Wis 6:12-16; 1Thes 4:13-18; Mt 25:1-13
St. Paul wrote the first letter to the Thessalonians somewhere between 50 and 51 AD. This date makes this letter the earliest written document in the New Testment, written within 20 years from the time of the Crucifixion. It’s as close as we can get to the mind of the first followers of the risen Christ.
It’s not suprising therefore, that the issue Paul is addressing in this Sunday’s reading is a crisis the Church is facing for the first time: Some of the members of the church at Thessalonica have died. This wasn’t supposed to happen, according to the Messianic theology the Church inherited from its’ Jewish roots.When the Messiah came, then the end of the world as we knew it had arrived. Soon – surely within the lifetimes of those who knew Jesus of Nazareth – evil would be purged from Creation and earth would once and for all become God’s kingdom. Judgement Day was a cause for celebration for the righteous. The early Church believed in an “Imminent Parousia” or immediate second coming of the risen Christ.
The problem was – that didn’t happen. “For if we believe that Jesus died and rose, so too will God, through Jesus, bring with him those which have fallen asleep.” Paul writes these words to provide comfort to a community in crisis. He is assuring them that those who “have fallen asleep” (an early Christian description of death) will not miss out on the joys of God’s kingdom.

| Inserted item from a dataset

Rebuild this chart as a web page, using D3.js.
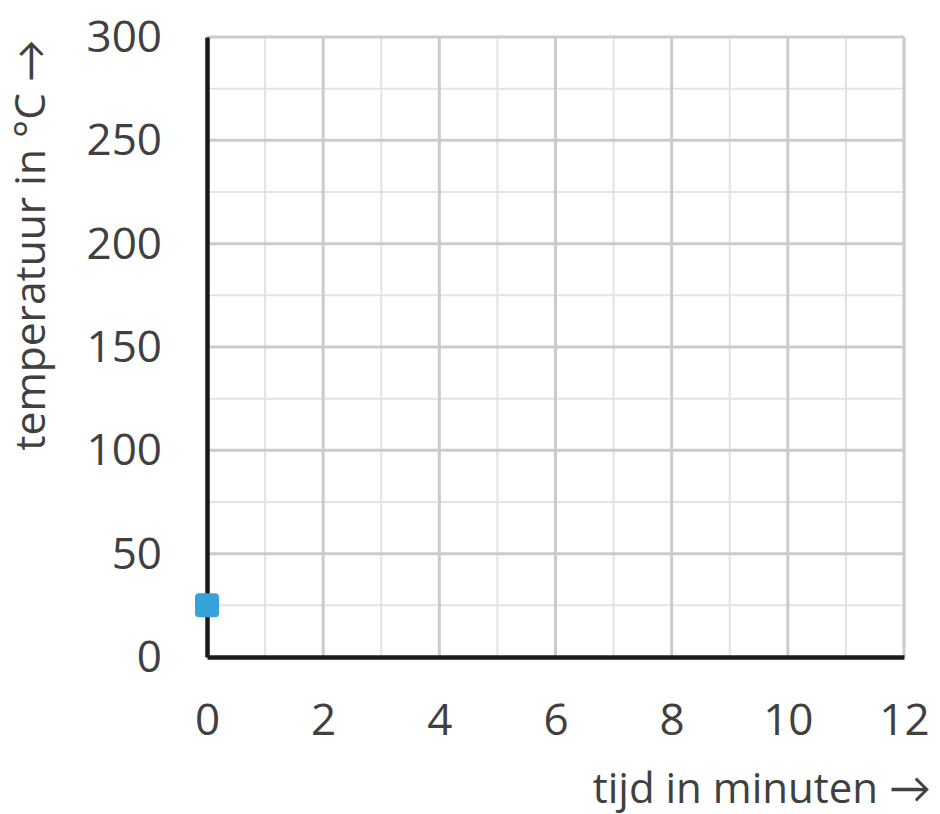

Eventually – cetainly by the time the second letter of Peter was written in the late first or early second century – the Church arrived at the understanding of the second coming of Christ and the end of the world that we still hold today – that Christ’s return is immediate, but according to God’s timetable, one in which – “a thousand years are like a single day.”
This was the third time in its’ early history that the Church had to change it’s collective mind on a central issue. First – How could there be a crucified Messiah? Second – How could a Jewish movement accept Gentiles (non-Jews?). Third – How could Jesus be the Messiah and not return immediately?

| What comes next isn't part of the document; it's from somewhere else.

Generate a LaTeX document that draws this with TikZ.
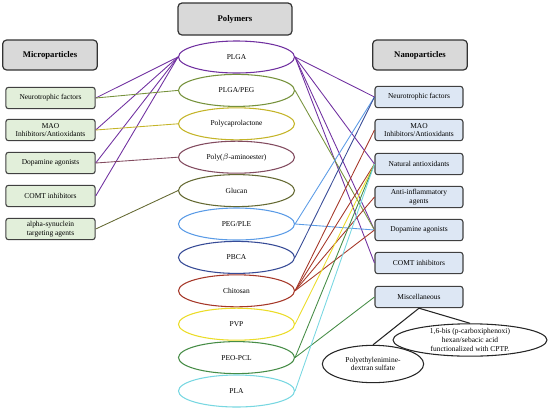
\documentclass[tikz,border=0pt]{standalone}
\usepackage{fontspec}
\setmainfont{Liberation Serif}
\usepackage{tikz}
\usetikzlibrary{
  shapes.geometric   % ellipse nodes for the polymers
}
% polymer colours
\definecolor{cPLGA}{RGB}{112,48,160}
\definecolor{cPLGAPEG}{RGB}{118,146,60}
\definecolor{cPCL}{RGB}{196,180,40}
\definecolor{cPBAE}{RGB}{130,75,95}
\definecolor{cGlucan}{RGB}{100,105,50}
\definecolor{cPEGPLE}{RGB}{90,155,230}
\definecolor{cPBCA}{RGB}{55,75,150}
\definecolor{cChit}{RGB}{165,55,40}
\definecolor{cPVP}{RGB}{235,220,40}
\definecolor{cPEOPCL}{RGB}{70,140,70}
\definecolor{cPLA}{RGB}{120,215,225}
\definecolor{microfill}{RGB}{226,239,218}
\definecolor{nanofill}{RGB}{221,231,244}
\tikzset{
  head box/.style={
    draw=black!80,
    fill=black!15,
    rounded corners=3pt,
    line width=0.9pt,
    font=\fontsize{6.5}{7.5}\selectfont\bfseries
  },
  micro box/.style={
    draw=black!75,
    fill=microfill,
    rounded corners=2pt,
    line width=0.8pt,
    minimum width=67pt,
    minimum height=16pt,
    inner sep=1pt,
    align=center,
    font=\fontsize{5.6}{6.6}\selectfont
  },
  nano box/.style={
    micro box,
    fill=nanofill,
    minimum width=66pt
  },
  polymer/.style={
    ellipse,
    draw=#1,
    line width=0.8pt,
    minimum width=87pt,
    minimum height=24pt,
    inner sep=0pt,
    font=\fontsize{5.6}{6.6}\selectfont
  },
  misc oval/.style={
    ellipse,
    draw=black!85,
    line width=0.8pt,
    inner sep=0pt,
    align=center,
    font=\fontsize{5.6}{6.6}\selectfont
  },
  link/.style={
    line width=0.65pt
  }
}

\begin{document}
\begin{tikzpicture}[x=0.75pt, y=-0.75pt]
  \useasboundingbox (0,0) rectangle (550,412);

  % headers
  \node[head box, minimum width=85.5pt, minimum height=24pt] (hPoly) at (235,19) {Polymers};
  \node[head box, minimum width=71pt, minimum height=22.5pt] (hMicro) at (50,55) {Microparticles};
  \node[head box, minimum width=71pt, minimum height=22.5pt] (hNano) at (420,55) {Nanoparticles};

  % microparticles (left column)
  \node[micro box] (mNeuro) at (50.5,98)  {Neurotrophic factors};
  \node[micro box] (mMAO)   at (50.5,130) {MAO\\Inhibitors/Antioxidants};
  \node[micro box] (mDopa)  at (50.5,163) {Dopamine agonists};
  \node[micro box] (mCOMT)  at (50.5,196) {COMT inhibitors};
  \node[micro box] (mSyn)   at (50.5,229) {alpha-synuclein\\targeting agents};

  % nanoparticles (right column)
  \node[nano box] (nNeuro) at (419,97)  {Neurotrophic factors};
  \node[nano box] (nMAO)   at (419,130) {MAO\\Inhibitors/Antioxidants};
  \node[nano box] (nNat)   at (419,164) {Natural antioxidants};
  \node[nano box] (nInfl)  at (419,197) {Anti-inflammatory\\agents};
  \node[nano box] (nDopa)  at (419,230) {Dopamine agonists};
  \node[nano box] (nCOMT)  at (419,263) {COMT inhibitors};
  \node[nano box] (nMisc)  at (419,297) {Miscellaneous};

  % polymers (middle column)
  \foreach \nm/\txt/\col [count=\i from 0] in {
      pPLGA/PLGA/cPLGA,
      pPEG/{PLGA/PEG}/cPLGAPEG,
      pPCL/Polycaprolactone/cPCL,
      pPBAE/{Poly($\beta$-aminoester)}/cPBAE,
      pGlucan/Glucan/cGlucan,
      pPLE/{PEG/PLE}/cPEGPLE,
      pPBCA/PBCA/cPBCA,
      pChit/Chitosan/cChit,
      pPVP/PVP/cPVP,
      pPEO/PEO-PCL/cPEOPCL,
      pPLA/PLA/cPLA}
    \node[polymer=\col] (\nm) at (236.5,{57+33.4*\i}) {\txt};

  % miscellaneous examples
  \node[misc oval, minimum width=115.5pt, minimum height=24pt] (oBis) at (470,340)
    {1,6-bis (p-carboxiphenoxi)\\hexan/sebacic acid\\functionalized with CPTP.};
  \node[misc oval, minimum width=76pt, minimum height=28pt] (oPEI) at (373,364)
    {Polyethylenimine-\\dextran sulfate};

  % links to microparticles
  \foreach \t in {mNeuro,mMAO,mDopa,mCOMT}
    \draw[link, cPLGA] (pPLGA.west) -- (\t.east);
  \draw[link, cPLGAPEG] (pPEG.west) -- (mNeuro.east);
  \draw[link, cPCL] (pPCL.west) -- (mMAO.east);
  \draw[link, cPBAE] (pPBAE.west) -- (mDopa.east);
  \draw[link, cGlucan] (pGlucan.west) -- (mSyn.east);

  % links to nanoparticles
  \foreach \t in {nNeuro,nNat,nDopa,nCOMT}
    \draw[link, cPLGA] (pPLGA.east) -- (\t.west);
  \draw[link, cPLGAPEG] (pPEG.east) -- (nDopa.west);
  \draw[link, cPEGPLE] (pPLE.east) -- (nNeuro.west);
  \draw[link, cPEGPLE] (pPLE.east) -- (nDopa.west);
  \draw[link, cPBCA] (pPBCA.east) -- (nNeuro.west);
  \foreach \t in {nMAO,nNat,nInfl,nDopa}
    \draw[link, cChit] (pChit.east) -- (\t.west);
  \draw[link, cPVP] (pPVP.east) -- (nNat.west);
  \draw[link, cPEOPCL] (pPEO.east) -- (nNat.west);
  \draw[link, cPEOPCL] (pPEO.east) -- (nMisc.west);
  \draw[link, cPLA] (pPLA.east) -- (nNat.west);

  % miscellaneous branches
  \draw[line width=0.8pt, black!85] (nMisc.south) -- (oPEI.north);
  \draw[line width=0.8pt, black!85] (nMisc.south) -- (oBis.north);
\end{tikzpicture}
\end{document}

Guided by the Holy Spirit, the Church has discerned through the centuries the difference between tradition with a small “t” – ancient and hallowed beliefs and customs which are no longer true or no longer needed – and Tradition with a bit “T” – the essential dogmas and doctrines of the Christian Faith.
Where is discernment needed in the Church today? What are the little “t”‘s the Holy Spirit is trying to blow out of our grasping fingers? What are the big “T”‘s we stuggle to uphold with the Holy Spirit as the wind at our backs?